To encrypt your password for use by this function, please run the encrypt_password.py script, and type your password as the first argument:
> export AWS_REGION=my-aws-region
> (python) encrypt_password.py MY_SECRET_PASSWORD
This will create the required Customer Master Key in KMS, along with a key alias that makes it easy to work with (called alias/RedshiftUtilsLambdaRunner
) and so must be run as a user with rights to do so. It will then encrypt the supplied password and output the encrypted ciphertext as a base64 encoded string:
$ ./encrypt_password.py MY_SECRET_PASSWORD
Encryption Complete
Encrypted Password: CiChAYm4goRPj1CuMlY+VbyChti8kHVW4kxInA+keC7gPxKZAQEBAgB4oQGJuIKET49QrjJWPlW8gobYvJB1VuJMSJwPpHgu4D8AAABwMG4GCSqGSIb3DQEHBqBhMF8CAQAwWgYJKoZIhvcNAQcBMB4GCWCGSAFlAwQBLjARBAwdVzuq29SCuPKlh9ACARCALY1H/Tb4Hw73yqLyL+Unjp4NC0F5UjETNUGPtM+DTHG8urILNTKvdv1t9S5zuQ==
Copy the value after Encrypted Password:
an use it for the creation of the config file
This lambda function uses an included config.json
file to get information about which cluster to connect to, which utilities to run, and other information it needs to accomplish its task. You configure which utility to run in the 'utilities'
array - currently only the value ColumnEncodingUtility
is supported
The required configuration items are placed into the configuration
part of the config file, and include:
{
"analyzeTable": "The name of a specific table to analyze",
"analyzeSchema": "The name of the schema to be analyzed. Either analyzeSchema or analyzeTable must be provided",
"comprows": Int - set to -1 for default. This is the number of rows that will be considered per slice for Column Encoding,
"db": "master",
"dbHost": "Hostname of the Redshift Cluster master node to connect to",
"dbPassword": "base64 encoded password obtained by running encrypt_password.py",
"dbPort": Int - the database port,
"dbUser": "The Database Username to connect to",
"dropOldData": Boolean - should the current version of the table be dropped after operations complete?,
"ignoreErrors": Boolean - should the system keep running even if errors are encountered?,
"queryGroup": "The database query group setting to use for WLM",
"querySlotCount": Int - the number of WLM slots to request for the given queryGroup,
"targetSchema": "The schema name where newly encoded tables should be placed. Leave as "" for using the analyzeSchema",
"force": Boolean - do you want to force the utility to run even if there are no likely changes?,
"outputFile":"The path of the file to create on the filesystem. AWS Lambda can only write to /tmp",
"debug":Boolean - turn on debug logging of actions and SQL run on the cluster
}
This module runs as an AWS Lambda function, and imports the required utilities from other parts of this GitHub project as required. It also imports its required dependencies and your config.json
and builds a zipfile that is suitable for use by AWS Lambda. To build this module after customising your config file, just run build.sh
. This will result in zipfile lambda-redshift-util-runner.zip
being created in the root of the LambdaRunner
project. You can then deploy this zip file to AWS Lambda , but be sure to set your runtime language to 'python', and the timeout to a value long enough to accomodate running against all your tables.

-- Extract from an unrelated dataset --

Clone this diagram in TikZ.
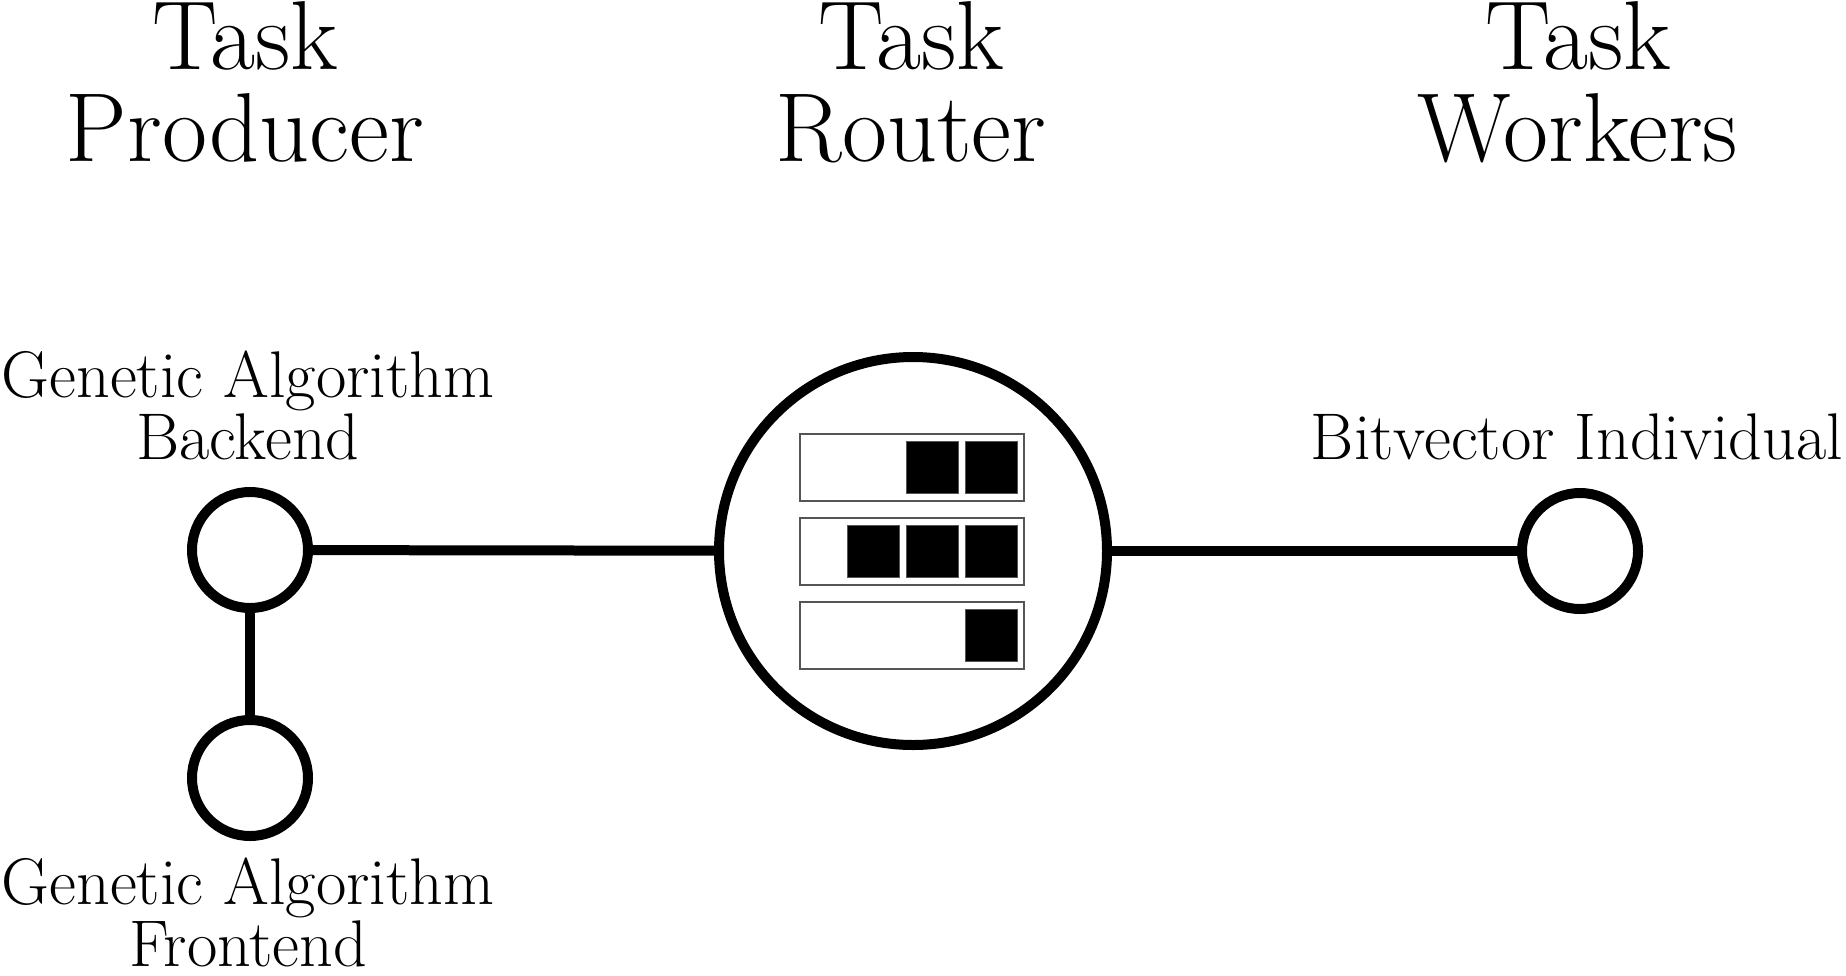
\documentclass[tikz,border=0pt]{standalone}
\usepackage{fontspec}
\usetikzlibrary{positioning}
\definecolor{QBorder}{HTML}{555555}
\tikzstyle{title} = [anchor=base, align=center, inner sep=0pt, font=\fontsize{49}{46}\selectfont]
\tikzstyle{label} = [anchor=base, align=center, inner sep=0pt, font=\fontsize{33}{28.5}\selectfont]
\tikzstyle{agent} = [circle, draw=black, line width=5pt, fill=white, minimum size=58pt, inner sep=0pt]
\tikzstyle{router} = [circle, draw=black, line width=5pt, fill=white, minimum size=194pt, inner sep=0pt]
\tikzstyle{queue} = [rectangle, draw=QBorder, line width=0.6pt, minimum width=112pt, minimum height=33.5pt, inner sep=0pt]
\tikzstyle{task} = [rectangle, draw=QBorder, line width=0.4pt, fill=black, minimum size=26pt, inner sep=0pt]
\tikzstyle{link} = [line width=5pt]

\begin{document}
\begin{tikzpicture}[x=0.5pt, y=-0.5pt]

\useasboundingbox (0,0) rectangle (1846,975);

% column headings (base = last line)
\node (hprod) [title] at (245,161) {Task\\Producer};
\node (hrout) [title] at (911,161) {Task\\Router};
\node (hwork) [title] at (1578,161) {Task\\Workers};

% agents
\node (backend) [agent] at (250,550) {};
\node (frontend) [agent] at (250,778) {};
\node (worker) [agent] at (1580,551) {};
\node (router) [router] at (913,551) {};

\node (lback) [label] at (248,459) {Genetic Algorithm\\Backend};
\node (lfront) [label] at (248,966) {Genetic Algorithm\\Frontend};
\node (lwork) [label] at (1577,459) {Bitvector Individual};

% queues inside the router
\node (q1) [queue] at (912,467.5) {};
\node (q2) [queue] at (912,551.5) {};
\node (q3) [queue] at (912,635.5) {};

\foreach \i in {1,2} {
  \node (t1\i) [task] at (1050-59*\i,467.5) {};
}
\foreach \i in {1,2,3} {
  \node (t2\i) [task] at (1050-59*\i,551.5) {};
}
\node (t31) [task] at (991,635.5) {};

% connectors
\draw [link] (backend) -- (router);
\draw [link] (router) -- (worker);
\draw [link] (backend) -- (frontend);

\end{tikzpicture}
\end{document}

Also, because this function connects to a specific Redshift cluster with a specific configuration of username and password, we encourate you to use a Function Name that will be easy to understand which instance you have deployed. For instance, you might name it RedshiftUtilitiesMyClusterMyUser
These utilites are designed to be run via a schedule, and don't use any information from the incoming event. Given this, you can just press the 'Test' button on the AWS Lambda console to run the function and use CloudWatch Logs to determine that you are happy with the configuration, the level of debug output, and the timeout.
Once done, you can create a CloudWatch Events Event Source that will run your function on the required schedule. To do this, open the function in the AWS Lambda web console, and then select the 'Event Sources' tab. Add event source
and then select Type = CloudWatch Events - Schedule
. Select a rule name, and then enter a schedule expression that will cause your function to run when required. Enable it, and you are ready to go. You can review the function running over time using CloudWatch Logs for the function from the Monitoring tab.